[What you have to do]
From the first line of the data below through the line bearing "var shares = [9.0, 13.1, 16.9, 22.5, 38.5];", reproduce each line exactly; do not include pictures.

- - - -

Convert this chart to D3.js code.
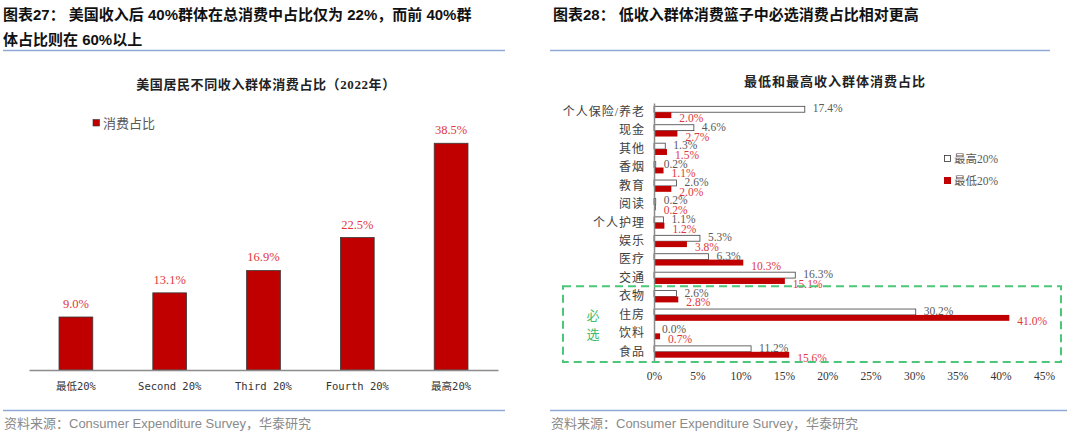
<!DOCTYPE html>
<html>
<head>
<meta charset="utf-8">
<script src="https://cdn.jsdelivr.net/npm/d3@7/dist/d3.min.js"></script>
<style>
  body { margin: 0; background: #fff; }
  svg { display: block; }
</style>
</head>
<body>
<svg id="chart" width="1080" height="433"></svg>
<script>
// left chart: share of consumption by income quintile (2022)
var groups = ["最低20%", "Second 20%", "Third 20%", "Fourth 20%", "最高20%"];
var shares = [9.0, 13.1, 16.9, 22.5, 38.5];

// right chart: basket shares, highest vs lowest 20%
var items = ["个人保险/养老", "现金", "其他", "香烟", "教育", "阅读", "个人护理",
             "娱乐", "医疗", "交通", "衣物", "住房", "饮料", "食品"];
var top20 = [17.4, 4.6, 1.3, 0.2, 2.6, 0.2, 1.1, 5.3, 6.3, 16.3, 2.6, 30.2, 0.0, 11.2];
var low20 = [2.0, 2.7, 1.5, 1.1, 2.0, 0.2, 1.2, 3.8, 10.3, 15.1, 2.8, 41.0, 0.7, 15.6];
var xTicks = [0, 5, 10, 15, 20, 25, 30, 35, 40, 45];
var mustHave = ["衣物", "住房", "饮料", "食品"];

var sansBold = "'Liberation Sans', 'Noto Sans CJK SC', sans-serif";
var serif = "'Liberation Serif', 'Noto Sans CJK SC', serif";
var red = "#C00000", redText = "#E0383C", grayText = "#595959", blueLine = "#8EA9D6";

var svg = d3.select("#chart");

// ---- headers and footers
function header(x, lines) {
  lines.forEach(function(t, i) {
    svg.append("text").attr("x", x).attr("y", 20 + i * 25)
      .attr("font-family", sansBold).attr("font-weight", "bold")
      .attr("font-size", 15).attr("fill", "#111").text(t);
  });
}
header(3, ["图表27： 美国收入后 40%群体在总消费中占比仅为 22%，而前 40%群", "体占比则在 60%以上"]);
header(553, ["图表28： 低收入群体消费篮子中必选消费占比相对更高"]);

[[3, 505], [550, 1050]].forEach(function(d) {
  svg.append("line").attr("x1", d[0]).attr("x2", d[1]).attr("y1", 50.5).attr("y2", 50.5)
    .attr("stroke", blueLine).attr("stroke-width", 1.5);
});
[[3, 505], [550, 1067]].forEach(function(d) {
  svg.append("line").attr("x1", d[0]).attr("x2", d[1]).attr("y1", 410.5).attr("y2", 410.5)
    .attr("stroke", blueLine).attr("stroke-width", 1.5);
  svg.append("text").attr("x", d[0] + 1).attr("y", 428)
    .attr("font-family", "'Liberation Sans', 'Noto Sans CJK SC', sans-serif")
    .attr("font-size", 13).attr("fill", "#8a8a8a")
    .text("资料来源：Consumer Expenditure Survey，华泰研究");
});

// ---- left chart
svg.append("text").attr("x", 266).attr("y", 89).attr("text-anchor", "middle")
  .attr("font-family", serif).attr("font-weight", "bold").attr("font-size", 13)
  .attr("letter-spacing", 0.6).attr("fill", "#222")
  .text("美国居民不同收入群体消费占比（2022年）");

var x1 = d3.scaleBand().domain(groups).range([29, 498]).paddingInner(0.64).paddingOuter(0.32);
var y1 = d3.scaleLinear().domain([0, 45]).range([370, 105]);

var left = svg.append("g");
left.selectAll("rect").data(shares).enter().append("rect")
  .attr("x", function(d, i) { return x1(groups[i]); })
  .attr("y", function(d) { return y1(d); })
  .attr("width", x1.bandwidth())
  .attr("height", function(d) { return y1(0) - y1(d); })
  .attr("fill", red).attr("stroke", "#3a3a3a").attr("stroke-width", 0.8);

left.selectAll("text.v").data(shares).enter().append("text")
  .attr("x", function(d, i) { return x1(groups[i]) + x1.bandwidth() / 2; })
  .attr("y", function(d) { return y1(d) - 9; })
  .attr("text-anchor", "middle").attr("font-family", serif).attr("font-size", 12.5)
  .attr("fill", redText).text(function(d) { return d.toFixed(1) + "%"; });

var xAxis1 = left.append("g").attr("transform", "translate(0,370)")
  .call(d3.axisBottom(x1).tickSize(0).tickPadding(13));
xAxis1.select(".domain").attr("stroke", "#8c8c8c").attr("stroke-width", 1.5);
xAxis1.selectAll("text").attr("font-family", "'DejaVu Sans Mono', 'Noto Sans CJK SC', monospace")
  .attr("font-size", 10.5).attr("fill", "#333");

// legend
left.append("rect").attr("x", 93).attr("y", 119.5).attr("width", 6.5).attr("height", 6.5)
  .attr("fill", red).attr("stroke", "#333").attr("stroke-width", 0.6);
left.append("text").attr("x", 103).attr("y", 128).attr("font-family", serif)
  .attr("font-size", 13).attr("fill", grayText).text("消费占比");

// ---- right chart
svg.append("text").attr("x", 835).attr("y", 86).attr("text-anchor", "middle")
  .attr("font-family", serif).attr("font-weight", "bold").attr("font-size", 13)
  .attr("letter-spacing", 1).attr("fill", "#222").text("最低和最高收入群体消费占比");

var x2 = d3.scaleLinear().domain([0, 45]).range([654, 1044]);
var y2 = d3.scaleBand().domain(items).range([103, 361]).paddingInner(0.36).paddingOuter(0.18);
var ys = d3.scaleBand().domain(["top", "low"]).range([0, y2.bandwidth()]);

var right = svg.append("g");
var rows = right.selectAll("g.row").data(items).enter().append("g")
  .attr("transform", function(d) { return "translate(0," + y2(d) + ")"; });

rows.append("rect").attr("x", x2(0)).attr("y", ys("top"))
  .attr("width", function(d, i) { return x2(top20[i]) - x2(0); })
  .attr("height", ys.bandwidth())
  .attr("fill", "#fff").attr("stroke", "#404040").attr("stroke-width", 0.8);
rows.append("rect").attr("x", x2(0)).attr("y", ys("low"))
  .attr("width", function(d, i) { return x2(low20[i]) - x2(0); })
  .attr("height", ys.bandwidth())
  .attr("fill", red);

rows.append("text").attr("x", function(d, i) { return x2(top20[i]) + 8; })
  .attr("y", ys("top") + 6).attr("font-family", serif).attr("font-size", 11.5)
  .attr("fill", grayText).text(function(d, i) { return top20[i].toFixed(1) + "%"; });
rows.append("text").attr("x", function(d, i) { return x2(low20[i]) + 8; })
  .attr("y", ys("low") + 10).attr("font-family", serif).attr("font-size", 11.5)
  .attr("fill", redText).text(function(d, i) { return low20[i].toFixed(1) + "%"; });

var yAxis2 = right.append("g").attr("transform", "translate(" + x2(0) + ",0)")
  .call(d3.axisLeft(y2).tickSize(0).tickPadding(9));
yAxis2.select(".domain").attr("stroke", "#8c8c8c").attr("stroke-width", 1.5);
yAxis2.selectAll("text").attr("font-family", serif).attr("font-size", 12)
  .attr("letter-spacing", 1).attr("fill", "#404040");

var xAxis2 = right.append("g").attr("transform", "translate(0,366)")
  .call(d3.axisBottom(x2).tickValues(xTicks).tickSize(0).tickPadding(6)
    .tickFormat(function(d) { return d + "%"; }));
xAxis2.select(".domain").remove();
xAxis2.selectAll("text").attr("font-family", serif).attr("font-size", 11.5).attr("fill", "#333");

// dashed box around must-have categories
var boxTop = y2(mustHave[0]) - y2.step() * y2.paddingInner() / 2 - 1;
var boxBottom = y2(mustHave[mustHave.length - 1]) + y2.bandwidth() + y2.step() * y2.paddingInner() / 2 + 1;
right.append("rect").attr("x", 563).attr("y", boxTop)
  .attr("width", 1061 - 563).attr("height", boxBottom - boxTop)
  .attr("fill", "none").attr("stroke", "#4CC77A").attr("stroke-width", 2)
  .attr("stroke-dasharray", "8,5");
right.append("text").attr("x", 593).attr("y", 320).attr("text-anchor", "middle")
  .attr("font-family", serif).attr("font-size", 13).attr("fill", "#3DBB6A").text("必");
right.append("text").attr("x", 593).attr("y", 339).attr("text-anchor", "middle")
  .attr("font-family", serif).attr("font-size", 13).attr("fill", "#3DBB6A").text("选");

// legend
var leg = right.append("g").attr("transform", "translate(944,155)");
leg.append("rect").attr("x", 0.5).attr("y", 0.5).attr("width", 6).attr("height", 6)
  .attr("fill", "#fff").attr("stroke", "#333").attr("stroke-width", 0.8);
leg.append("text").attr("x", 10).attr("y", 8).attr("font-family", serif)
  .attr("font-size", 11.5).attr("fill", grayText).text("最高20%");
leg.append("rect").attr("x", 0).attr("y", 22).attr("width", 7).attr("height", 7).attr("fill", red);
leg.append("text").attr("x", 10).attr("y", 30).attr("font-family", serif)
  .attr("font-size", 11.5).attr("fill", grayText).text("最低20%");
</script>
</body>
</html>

- - - -

[Solution for this task]
Convert this chart to D3.js code.
<!DOCTYPE html>
<html>
<head>
<meta charset="utf-8">
<script src="https://cdn.jsdelivr.net/npm/d3@7/dist/d3.min.js"></script>
<style>
  body { margin: 0; background: #fff; }
  svg { display: block; }
</style>
</head>
<body>
<svg id="chart" width="1080" height="433"></svg>
<script>
// left chart: share of consumption by income quintile (2022)
var groups = ["最低20%", "Second 20%", "Third 20%", "Fourth 20%", "最高20%"];
var shares = [9.0, 13.1, 16.9, 22.5, 38.5];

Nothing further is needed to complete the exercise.